Architectural history of the Mythenquai, part 3

The Mythenschloss was built in 1925-1927 by architect Arminio Cristofari (1883-1957). It belonged to a special type of upper middle-class, representative residential buildings at privileged locations, such as the "Rotes Schloss" (Beethovenstrasse 1ff.), the "Weisses Schloss" (General-Guisan-Quai 30ff.) and the "Neues Schloss" (Stockerstrasse 9ff.). The six-storey residential palace was built with a U-shaped layout. The Mythenschloss was a characteristic feature of the newly developed Zurich lakefront.

In 1962, the Mythenschloss became the property of Swiss Re. Following an assessment of the building substance and options for use in 1981 it became clear that only a new building would be able to satisfy future requirements. This decision gave rise to various difficulties. Apart from complex issues concerning building regulations, the subsoil also yielded various surprises. The subsoil was found to contain the remains of prehistoric settlements which were of archaeological interest and necessitated archaeological rescue excavations. Moreover, the former bed of the lake was unstable, which was an additional challenge for the engineers.
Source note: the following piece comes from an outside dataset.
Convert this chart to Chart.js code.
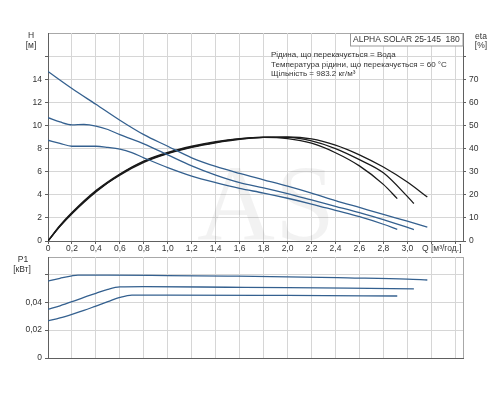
<!DOCTYPE html>
<html><head><meta charset="utf-8">
<script src="https://cdn.jsdelivr.net/npm/chart.js@4"></script>
<style>
html,body{margin:0;padding:0;background:#fff;}
#wrap{position:relative;width:500px;height:400px;background:#fff;}
canvas{position:absolute;left:0;top:0;}
</style></head><body>
<div id="wrap"><canvas id="c1" width="500" height="400"></canvas><canvas id="c2" width="500" height="400"></canvas></div>
<script>
// ---- tick values and labels ----
const xTicks = [0,0.2,0.4,0.6,0.8,1.0,1.2,1.4,1.6,1.8,2.0,2.2,2.4,2.6,2.8,3.0,3.2,3.4];
const xTickLabels = ['0','0,2','0,4','0,6','0,8','1,0','1,2','1,4','1,6','1,8','2,0','2,2','2,4','2,6','2,8','3,0','',''];
const hTicks = [0,2,4,6,8,10,12,14,16];
const hTickLabels = ['0','2','4','6','8','10','12','14',''];
const etaTicks = [0,10,20,30,40,50,60,70,80];
const etaTickLabels = ['0','10','20','30','40','50','60','70',''];
const pTicks = [0,0.02,0.04,0.06];
const pTickLabels = ['0','0,02','0,04',''];

// ---- H curves [м] ----
const qH1 = [0,0.2,0.4,0.6,0.8,1.0,1.2,1.4,1.6,1.8,2.0,2.2,2.4,2.6,2.8,3.0,3.167];
const h1  = [14.67,13.2,11.83,10.45,9.2,8.2,7.2,6.45,5.85,5.3,4.75,4.15,3.5,2.9,2.3,1.72,1.21];
const qH2 = [0,0.1,0.2,0.3,0.4,0.5,0.6,0.8,1.0,1.2,1.4,1.6,1.8,2.0,2.2,2.4,2.6,2.8,3.055];
const h2  = [10.67,10.3,10.05,10.08,9.95,9.65,9.2,8.4,7.45,6.5,5.7,5.05,4.6,4.1,3.55,3.0,2.45,1.85,0.99];
const qH3 = [0,0.1,0.2,0.4,0.5,0.6,0.7,0.8,1.0,1.2,1.4,1.6,1.8,2.0,2.2,2.4,2.6,2.8,2.916];
const h3  = [8.72,8.45,8.2,8.2,8.1,7.95,7.65,7.2,6.35,5.62,5.05,4.55,4.15,3.7,3.2,2.65,2.1,1.45,1.01];

// ---- eta curves [%] ----
const qE1 = [0,0.1,0.2,0.4,0.6,0.8,1.0,1.2,1.4,1.6,1.8,2.0,2.2,2.4,2.6,2.8,3.0,3.167];
const eta1 = [0,6.5,12,21.5,28.5,34,37.8,40.5,42.5,44,44.8,45,44.2,41.5,37.3,32,25.5,19];
const qE2 = [0,0.1,0.2,0.4,0.6,0.8,1.0,1.2,1.4,1.6,1.8,2.0,2.2,2.4,2.6,2.8,3.0,3.055];
const eta2 = [0,6.3,11.8,21.2,28.8,34.4,38,40.7,42.7,44.2,44.9,44.8,43.3,40,35.2,29.5,19.3,16.2];
const qE3 = [0,0.1,0.2,0.4,0.6,0.8,1.0,1.2,1.4,1.6,1.8,2.0,2.2,2.4,2.6,2.8,2.916];
const eta3 = [0,6.7,12.3,21.8,29,34.6,38.3,41,43,44.3,44.8,44.3,42.3,38.2,32.5,24.5,18.35];

// ---- P1 curves [кВт] ----
const qP1 = [0,0.1,0.2,0.25,0.5,1.0,1.5,2.0,2.5,3.0,3.167];
const p1  = [0.0552,0.0572,0.059,0.0595,0.0595,0.0592,0.0588,0.0583,0.0575,0.0566,0.056];
const qP2 = [0,0.1,0.2,0.3,0.4,0.5,0.6,0.8,1.5,2.0,2.5,3.055];
const p2  = [0.035,0.0375,0.0404,0.0435,0.0464,0.0493,0.051,0.0512,0.0508,0.0505,0.0501,0.0496];
const qP3 = [0,0.1,0.2,0.3,0.4,0.5,0.6,0.7,1.0,2.0,2.916];
const p3  = [0.0266,0.0288,0.0314,0.0342,0.0373,0.0404,0.0435,0.0452,0.0452,0.0449,0.0445];

const FONT = '"Liberation Sans", Arial, sans-serif';
const BLUE = '#34608f';
const BLACK = '#1a1a1a';
const GRID = '#d6d6d6';
const AXIS = '#606060';

const pts = (xs, ys) => xs.map((x, i) => ({x: x, y: ys[i]}));
const ds = (xs, ys, color, axis) => ({
  data: pts(xs, ys), borderColor: color, borderWidth: 1.3, pointRadius: 0,
  fill: false, cubicInterpolationMode: 'monotone', yAxisID: axis
});
const setTicks = vals => scale => { scale.ticks = vals.map(v => ({value: v})); };
const fixW = w => scale => { scale.width = w; };
const fixH = h => scale => { scale.height = h; };
const tickFont = {family: FONT, size: 8.5};

const outline = {
  id: 'outline',
  beforeDraw(chart) {
    const a = chart.chartArea, c = chart.ctx;
    c.save(); c.strokeStyle = '#a8a8a8'; c.lineWidth = 1;
    c.strokeRect(Math.round(a.left) + 0.5, Math.round(a.top) + 0.5, Math.round(a.right - a.left), Math.round(a.bottom - a.top));
    c.restore();
  }
};

const upperText = {
  id: 'upperText',
  beforeDatasetsDraw(chart) {
    const c = chart.ctx;
    c.save();
    c.font = '108px "Liberation Serif", serif';
    c.fillStyle = 'rgba(0,0,0,0.05)';
    c.textAlign = 'center'; c.textBaseline = 'alphabetic';
    c.fillText('AS', 266, 240);
    c.restore();
  },
  afterDraw(chart) {
    const c = chart.ctx, a = chart.chartArea;
    c.save();
    c.fillStyle = '#333';
    c.font = '8.5px ' + FONT;
    c.textAlign = 'center'; c.textBaseline = 'middle';
    c.fillText('H', 31, 36);
    c.fillText('[м]', 31, 46);
    c.fillText('eta', 481, 37);
    c.fillText('[%]', 481, 46);
    c.textAlign = 'left';
    c.fillText('Q [м³/год.]', 422, 248.5);
    // title box
    c.fillStyle = '#fff';
    c.fillRect(350.5, a.top + 0.5, a.right - 350.5, 12.5);
    c.strokeStyle = '#999'; c.lineWidth = 1;
    c.strokeRect(350.5, a.top + 0.5, Math.round(a.right) - 350.5, 12.5);
    c.fillStyle = '#333';
    c.font = '8.5px ' + FONT;
    c.fillText('ALPHA SOLAR 25-145  180', 353, 39.5);
    c.font = '8px ' + FONT;
    c.fillText('Рідина, що перекачується = Вода', 271, 55);
    c.fillText('Температура рідини, що перекачується = 60 °C', 271, 64.5);
    c.fillText('Щільність = 983.2 кг/м³', 271, 73.5);
    c.restore();
  }
};

const lowerText = {
  id: 'lowerText',
  afterDraw(chart) {
    const c = chart.ctx;
    c.save();
    c.fillStyle = '#333';
    c.font = '8.5px ' + FONT;
    c.textAlign = 'center'; c.textBaseline = 'middle';
    c.fillText('P1', 23, 260);
    c.fillText('[кВт]', 22, 270);
    c.restore();
  }
};

new Chart(document.getElementById('c1'), {
  type: 'line',
  data: { datasets: [
    ds(qH1, h1, BLUE, 'yH'), ds(qH2, h2, BLUE, 'yH'), ds(qH3, h3, BLUE, 'yH'),
    ds(qE1, eta1, BLACK, 'yEta'), ds(qE2, eta2, BLACK, 'yEta'), ds(qE3, eta3, BLACK, 'yEta')
  ]},
  options: {
    responsive: false, animation: false, devicePixelRatio: 1,
    layout: { padding: { top: 33, bottom: 143, left: 0, right: 0 } },
    plugins: { legend: {display: false}, tooltip: {enabled: false} },
    scales: {
      x: { type: 'linear', min: 0, max: 3.465, afterBuildTicks: setTicks(xTicks), afterFit: fixH(16),
           grid: { color: GRID, tickColor: AXIS, tickLength: 3 },
           border: { color: AXIS },
           ticks: { font: tickFont, color: '#333', padding: 0, maxRotation: 0, autoSkip: false,
                    callback: (v, i) => xTickLabels[i] } },
      yH: { type: 'linear', position: 'left', min: 0, max: 18, afterBuildTicks: setTicks(hTicks), afterFit: fixW(48),
            grid: { color: GRID, tickColor: AXIS, tickLength: 3 },
            border: { color: AXIS },
            ticks: { font: tickFont, color: '#333', padding: 3, autoSkip: false,
                     callback: (v, i) => hTickLabels[i] } },
      yEta: { type: 'linear', position: 'right', min: 0, max: 90, afterBuildTicks: setTicks(etaTicks), afterFit: fixW(37),
              grid: { drawOnChartArea: false, tickColor: AXIS, tickLength: 3 },
              border: { color: AXIS },
              ticks: { font: tickFont, color: '#333', padding: 3, autoSkip: false,
                       callback: (v, i) => etaTickLabels[i] } }
    }
  },
  plugins: [outline, upperText]
});

new Chart(document.getElementById('c2'), {
  type: 'line',
  data: { datasets: [
    ds(qP1, p1, BLUE, 'yP'), ds(qP2, p2, BLUE, 'yP'), ds(qP3, p3, BLUE, 'yP')
  ]},
  options: {
    responsive: false, animation: false, devicePixelRatio: 1,
    layout: { padding: { top: 257, bottom: 42, left: 0, right: 37 } },
    plugins: { legend: {display: false}, tooltip: {enabled: false} },
    scales: {
      x: { type: 'linear', min: 0, max: 3.465, afterBuildTicks: setTicks(xTicks), afterFit: fixH(0),
           grid: { color: GRID, drawTicks: false },
           border: { color: AXIS },
           ticks: { display: false } },
      yP: { type: 'linear', position: 'left', min: 0, max: 0.0725, afterBuildTicks: setTicks(pTicks), afterFit: fixW(48),
            grid: { color: GRID, tickColor: AXIS, tickLength: 3 },
            border: { color: AXIS },
            ticks: { font: tickFont, color: '#333', padding: 3, autoSkip: false,
                     callback: (v, i) => pTickLabels[i] } }
    }
  },
  plugins: [outline, lowerText]
});
</script>
</body></html>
The Mythenschloss was classified as a valuable historic monument representing neo-classical architecture. Accordingly, the decision was made to reconstruct the façade facing the lake.

A new building with a reconstructed façade

The Mythenschloss was demolished and rebuilt in 1982. The result was a building rich in contrast, with a neo-classical façade facing the lakeside promenade and a contemporary metal façade at the rear. The uses of the building were in line with its outer appearance. In the old Mythenschloss, residential apartments had soon been converted into offices, and the new building had to provide the same number of apartments as had remained in the old building. These were placed in the reconstructed side wings and as duplex apartments in the two top floors. Workplaces were accommodated in the modern part of the building. The outer appearance was also reflected in the interior design. The marble entrance hall was a continuation of the classical façade.